EXERCISE INPUTS:
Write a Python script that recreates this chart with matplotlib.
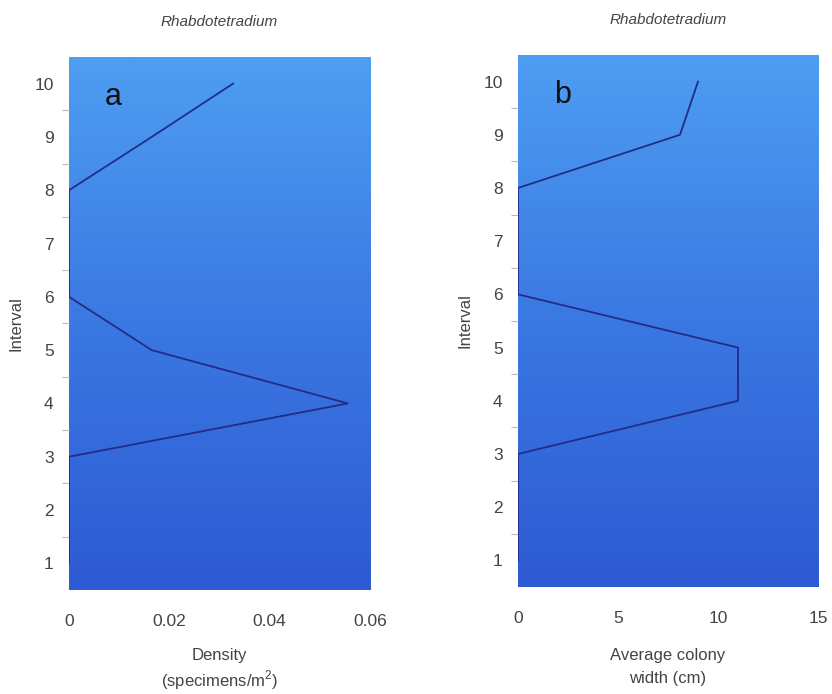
import numpy as np
import matplotlib as mpl
mpl.use('Agg')
import matplotlib.pyplot as plt
from matplotlib.colors import LinearSegmentedColormap

plt.rcParams['font.family'] = ['Liberation Sans', 'DejaVu Sans']

intervals = [1, 2, 3, 4, 5, 6, 7, 8, 9, 10]
density = [0, 0, 0, 0.0556, 0.0165, 0, 0, 0, 0.0165, 0.0327]
colony_width = [0, 0, 0, 11.0, 11.0, 0, 0, 0, 8.1, 9.0]

taxon = 'Rhabdotetradium'
text_col = '#444444'
line_col = '#232c86'
bg = LinearSegmentedColormap.from_list('bg', ['#2e5ad3', '#3a78e2', '#4e9ef2'])

fig = plt.figure(figsize=(8.32, 6.94), dpi=100)
ax_a = fig.add_axes([0.0829, 0.1499, 0.3618, 0.7680])
ax_b = fig.add_axes([0.6226, 0.1542, 0.3606, 0.7666])


def setup(ax, x, xmax, xticks, xticklabels, letter, xlabel, spacing, lpad):
    grad = np.linspace(0, 1, 256).reshape(-1, 1)
    ax.imshow(grad, cmap=bg, origin='lower', aspect='auto',
              extent=[0, 1, 0, 1], transform=ax.transAxes, zorder=0)
    ax.plot(x, intervals, color=line_col, lw=1.3, zorder=2)
    ax.set_xlim(0, xmax)
    ax.set_ylim(0.5, 10.5)
    for s in ax.spines.values():
        s.set_visible(False)

    ax.set_yticks(intervals)
    ax.set_yticks(np.arange(1.5, 10.5, 1), minor=True)
    ax.tick_params(axis='y', which='major', length=0, pad=11,
                   labelsize=12.5, labelcolor=text_col)
    ax.tick_params(axis='y', which='minor', length=5, color='#bbbbbb',
                   width=0.8)
    ax.set_xticks(xticks)
    ax.set_xticklabels(xticklabels)
    ax.tick_params(axis='x', length=0, pad=17, labelsize=12.5,
                   labelcolor=text_col)

    ax.set_ylabel('Interval', fontsize=12, color=text_col, labelpad=8)
    ax.set_xlabel(xlabel, fontsize=12, color=text_col, labelpad=lpad,
                  linespacing=spacing)
    ax.set_title(taxon, fontsize=11, style='italic', color=text_col,
                 pad=22)
    ax.text(0.12, 0.925, letter, transform=ax.transAxes, fontsize=22,
            color='#111111', ha='left', va='center')


setup(ax_a, density, 0.06, [0, 0.02, 0.04, 0.06],
      ['0', '0.02', '0.04', '0.06'], 'a',
      'Density\n(specimens/m$^{\\mathregular{2}}$)', 1.3, 14)
setup(ax_b, colony_width, 15, [0, 5, 10, 15],
      ['0', '5', '10', '15'], 'b',
      'Average colony\nwidth (cm)', 1.7, 16)

fig.savefig('out.png', dpi=100)
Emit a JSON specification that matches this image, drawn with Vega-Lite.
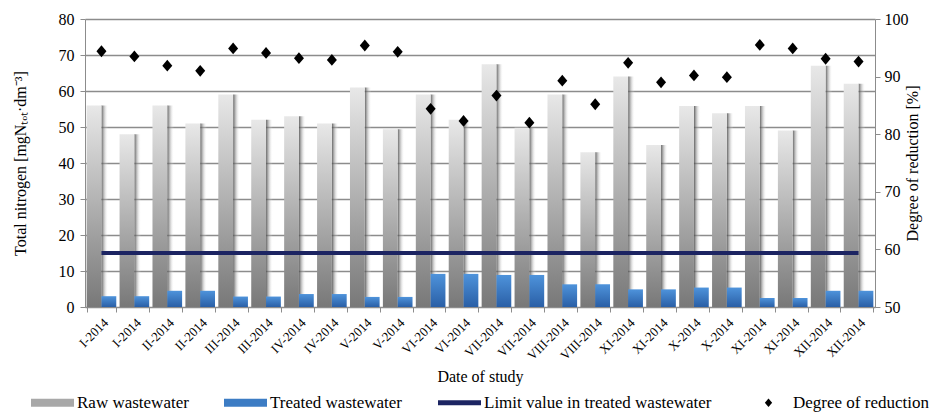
{
  "$schema": "https://vega.github.io/schema/vega-lite/v6.json",
  "width": 790,
  "height": 288,
  "autosize": "none",
  "padding": {"left": 85, "top": 19, "right": 57, "bottom": 106},
  "background": "white",
  "config": {
    "font": "Liberation Serif",
    "view": {"stroke": null},
    "axis": {"domainColor": "#8c8c8c", "tickColor": "#8c8c8c", "labelColor": "#000000", "titleColor": "#000000", "titleFontWeight": "normal", "labelFont": "Liberation Serif", "titleFont": "Liberation Serif"},
    "axisY": {"labelOverlap": false},
    "legend": {"labelFont": "Liberation Serif"}
  },
  "data": {
    "values": [
      {"sample": 1, "period": "I-2014", "raw": 56, "treated": 3.0, "reduction": 94.4, "limit": 15},
      {"sample": 2, "period": "I-2014", "raw": 48, "treated": 3.0, "reduction": 93.5, "limit": 15},
      {"sample": 3, "period": "II-2014", "raw": 56, "treated": 4.5, "reduction": 91.9, "limit": 15},
      {"sample": 4, "period": "II-2014", "raw": 51, "treated": 4.5, "reduction": 91.0, "limit": 15},
      {"sample": 5, "period": "III-2014", "raw": 59, "treated": 2.9, "reduction": 94.9, "limit": 15},
      {"sample": 6, "period": "III-2014", "raw": 52, "treated": 2.9, "reduction": 94.1, "limit": 15},
      {"sample": 7, "period": "IV-2014", "raw": 53, "treated": 3.6, "reduction": 93.2, "limit": 15},
      {"sample": 8, "period": "IV-2014", "raw": 51, "treated": 3.6, "reduction": 92.9, "limit": 15},
      {"sample": 9, "period": "V-2014", "raw": 61, "treated": 2.8, "reduction": 95.4, "limit": 15},
      {"sample": 10, "period": "V-2014", "raw": 49.4, "treated": 2.8, "reduction": 94.3, "limit": 15},
      {"sample": 11, "period": "VI-2014", "raw": 59, "treated": 9.2, "reduction": 84.4, "limit": 15},
      {"sample": 12, "period": "VI-2014", "raw": 52, "treated": 9.2, "reduction": 82.3, "limit": 15},
      {"sample": 13, "period": "VII-2014", "raw": 67.4, "treated": 8.9, "reduction": 86.7, "limit": 15},
      {"sample": 14, "period": "VII-2014", "raw": 49.8, "treated": 8.9, "reduction": 82.0, "limit": 15},
      {"sample": 15, "period": "VIII-2014", "raw": 59, "treated": 6.3, "reduction": 89.3, "limit": 15},
      {"sample": 16, "period": "VIII-2014", "raw": 43, "treated": 6.3, "reduction": 85.2, "limit": 15},
      {"sample": 17, "period": "XI-2014", "raw": 64, "treated": 4.9, "reduction": 92.4, "limit": 15},
      {"sample": 18, "period": "XI-2014", "raw": 45, "treated": 4.9, "reduction": 89.0, "limit": 15},
      {"sample": 19, "period": "X-2014", "raw": 55.8, "treated": 5.4, "reduction": 90.2, "limit": 15},
      {"sample": 20, "period": "X-2014", "raw": 53.8, "treated": 5.4, "reduction": 89.9, "limit": 15},
      {"sample": 21, "period": "XI-2014", "raw": 55.8, "treated": 2.5, "reduction": 95.5, "limit": 15},
      {"sample": 22, "period": "XI-2014", "raw": 49, "treated": 2.5, "reduction": 94.9, "limit": 15},
      {"sample": 23, "period": "XII-2014", "raw": 67, "treated": 4.5, "reduction": 93.1, "limit": 15},
      {"sample": 24, "period": "XII-2014", "raw": 62, "treated": 4.5, "reduction": 92.6, "limit": 15}
    ]
  },
  "layer": [
    {
      "layer": [
        {
          "mark": {"type": "bar", "color": {"gradient": "linear", "x1": 0, "y1": 0, "x2": 1, "y2": 0, "stops": [{"offset": 0, "color": "rgba(70,70,70,0.85)"}, {"offset": 0.45, "color": "rgba(255,255,255,0)"}]}},
          "encoding": {
            "x": {
              "field": "sample", "type": "ordinal",
              "scale": {"paddingInner": 0.1, "paddingOuter": 0.05},
              "axis": {
                "title": "Date of study", "titleFontSize": 16, "titlePadding": 6,
                "labelAngle": -45, "labelFontSize": 13, "labelPadding": 4,
                "tickBand": "extent", "tickSize": 5, "grid": false,
                "labelExpr": "['I-2014','I-2014','II-2014','II-2014','III-2014','III-2014','IV-2014','IV-2014','V-2014','V-2014','VI-2014','VI-2014','VII-2014','VII-2014','VIII-2014','VIII-2014','XI-2014','XI-2014','X-2014','X-2014','XI-2014','XI-2014','XII-2014','XII-2014'][datum.value - 1]"
              }
            },
            "xOffset": {"datum": "treated", "scale": {"domain": ["raw", "treated"], "paddingInner": 0, "paddingOuter": 0}},
            "y": {
              "field": "raw", "type": "quantitative",
              "scale": {"domain": [0, 80], "nice": false},
              "axis": {"title": "Total nitrogen [mgNₜₒₜ·dm⁻³]", "titleFontSize": 16, "titlePadding": 30, "values": [0, 10, 20, 30, 40, 50, 60, 70, 80], "tickCount": 12, "labelOverlap": false, "labelFontSize": 16, "labelPadding": 6, "tickSize": 5, "grid": true, "gridColor": "#8c8c8c", "gridWidth": 1.3}
            }
          }
        },
        {
          "transform": [{"fold": ["raw", "treated"], "as": ["series", "value"]}, {"filter": "datum.series === 'raw'"}],
          "mark": {"type": "bar", "color": {"gradient": "linear", "x1": 0, "y1": 0, "x2": 0, "y2": 1, "stops": [{"offset": 0, "color": "#e8e8e8"}, {"offset": 1, "color": "#787878"}]}},
          "encoding": {
            "x": {"field": "sample", "type": "ordinal"},
            "xOffset": {"field": "series", "type": "nominal"},
            "y": {"field": "value", "type": "quantitative", "axis": {"title": "Total nitrogen [mgNₜₒₜ·dm⁻³]", "titleFontSize": 16, "titlePadding": 30, "values": [0, 10, 20, 30, 40, 50, 60, 70, 80], "tickCount": 12, "labelOverlap": false, "labelFontSize": 16, "labelPadding": 6, "tickSize": 5, "grid": true, "gridColor": "#8c8c8c", "gridWidth": 1.3}}
          }
        },
        {
          "transform": [{"fold": ["raw", "treated"], "as": ["series", "value"]}, {"filter": "datum.series === 'treated'"}],
          "mark": {"type": "bar", "color": {"gradient": "linear", "x1": 0, "y1": 0, "x2": 0, "y2": 1, "stops": [{"offset": 0, "color": "#4e93db"}, {"offset": 1, "color": "#2a5fa6"}]}},
          "encoding": {
            "x": {"field": "sample", "type": "ordinal"},
            "xOffset": {"field": "series", "type": "nominal"},
            "y": {"field": "value", "type": "quantitative", "axis": {"title": "Total nitrogen [mgNₜₒₜ·dm⁻³]", "titleFontSize": 16, "titlePadding": 30, "values": [0, 10, 20, 30, 40, 50, 60, 70, 80], "tickCount": 12, "labelOverlap": false, "labelFontSize": 16, "labelPadding": 6, "tickSize": 5, "grid": true, "gridColor": "#8c8c8c", "gridWidth": 1.3}}
          }
        },
        {
          "mark": {"type": "line", "strokeWidth": 4, "color": "#1c2462"},
          "encoding": {
            "x": {"field": "sample", "type": "ordinal"},
            "y": {"field": "limit", "type": "quantitative", "axis": {"title": "Total nitrogen [mgNₜₒₜ·dm⁻³]", "titleFontSize": 16, "titlePadding": 30, "values": [0, 10, 20, 30, 40, 50, 60, 70, 80], "tickCount": 12, "labelOverlap": false, "labelFontSize": 16, "labelPadding": 6, "tickSize": 5, "grid": true, "gridColor": "#8c8c8c", "gridWidth": 1.3}}
          }
        }
      ]
    },
    {
      "mark": {"type": "point", "filled": true, "size": 3460, "opacity": 1},
      "encoding": {
        "x": {"field": "sample", "type": "ordinal"},
        "y": {
          "field": "reduction", "type": "quantitative",
          "scale": {"domain": [50, 100], "nice": false},
          "axis": {
            "orient": "right", "title": "Degree of reduction [%]", "titleFontSize": 16, "titleAngle": 270, "titlePadding": 12,
            "values": [50, 60, 70, 80, 90, 100], "tickCount": 12, "labelOverlap": false, "labelFontSize": 16, "labelPadding": 4, "tickSize": 5, "grid": false
          }
        },
        "shape": {
          "datum": "reduction",
          "scale": {"domain": ["raw", "treated", "limit", "reduction"], "range": ["M-1,-0.19H1V0.19H-1Z", "M-1,-0.19H1V0.19H-1Z", "M-1,-0.12H1V0.12H-1Z", "M0,-0.2L0.17,0L0,0.2L-0.17,0Z"]}
        },
        "color": {
          "datum": "reduction",
          "scale": {"domain": ["raw", "treated", "limit", "reduction"], "range": ["#a8a8a8", "#3c7cc4", "#1c2462", "#000000"]},
          "legend": {
            "title": null, "orient": "none", "legendX": -55, "legendY": 361, "direction": "horizontal",
            "labelFontSize": 17, "labelLimit": 400, "columnPadding": 34, "labelOffset": 2, "symbolSize": 1849,
            "labelExpr": "{'raw': 'Raw wastewater', 'treated': 'Treated wastewater', 'limit': 'Limit value in treated wastewater', 'reduction': 'Degree of reduction'}[datum.value]",
            "encode": {
              "symbols": {
                "size": {"value": 1849},
                "opacity": {"value": 1},
                "fill": {"value": {"signal": "datum.value === 'raw' ? {gradient: 'linear', x1: 0, y1: 0, x2: 0, y2: 1, stops: [{offset: 0, color: '#e2e2e2'}, {offset: 0.5, color: '#bdbdbd'}, {offset: 1, color: '#8a8a8a'}]} : datum.value === 'treated' ? {gradient: 'linear', x1: 0, y1: 0, x2: 0, y2: 1, stops: [{offset: 0, color: '#4e93db'}, {offset: 1, color: '#2a5fa6'}]} : datum.value === 'limit' ? '#1c2462' : '#000000'"}},
                "strokeWidth": {"value": 0}
              }
            }
          }
        }
      }
    }
  ],
  "resolve": {"scale": {"y": "independent"}}
}
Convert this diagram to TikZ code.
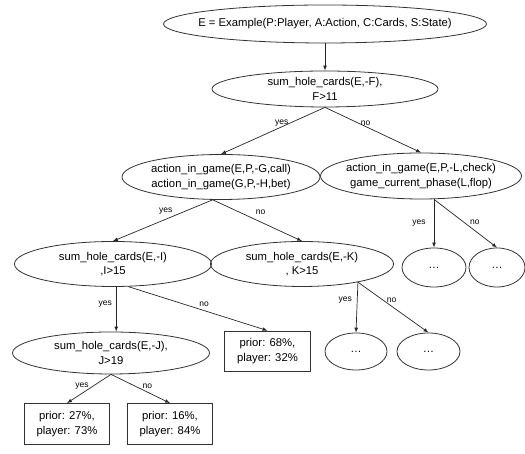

REQUIREMENT:
Repeat, word for word and with no pictures, only the lines running from the beginning of the data to the line that contains "ax_b = fig.add_axes([0.6226, 0.1542, 0.3606, 0.7666])".

TASK ANSWER:
Write a Python script that recreates this chart with matplotlib.
import numpy as np
import matplotlib as mpl
mpl.use('Agg')
import matplotlib.pyplot as plt
from matplotlib.colors import LinearSegmentedColormap

plt.rcParams['font.family'] = ['Liberation Sans', 'DejaVu Sans']

intervals = [1, 2, 3, 4, 5, 6, 7, 8, 9, 10]
density = [0, 0, 0, 0.0556, 0.0165, 0, 0, 0, 0.0165, 0.0327]
colony_width = [0, 0, 0, 11.0, 11.0, 0, 0, 0, 8.1, 9.0]

taxon = 'Rhabdotetradium'
text_col = '#444444'
line_col = '#232c86'
bg = LinearSegmentedColormap.from_list('bg', ['#2e5ad3', '#3a78e2', '#4e9ef2'])

fig = plt.figure(figsize=(8.32, 6.94), dpi=100)
ax_a = fig.add_axes([0.0829, 0.1499, 0.3618, 0.7680])
ax_b = fig.add_axes([0.6226, 0.1542, 0.3606, 0.7666])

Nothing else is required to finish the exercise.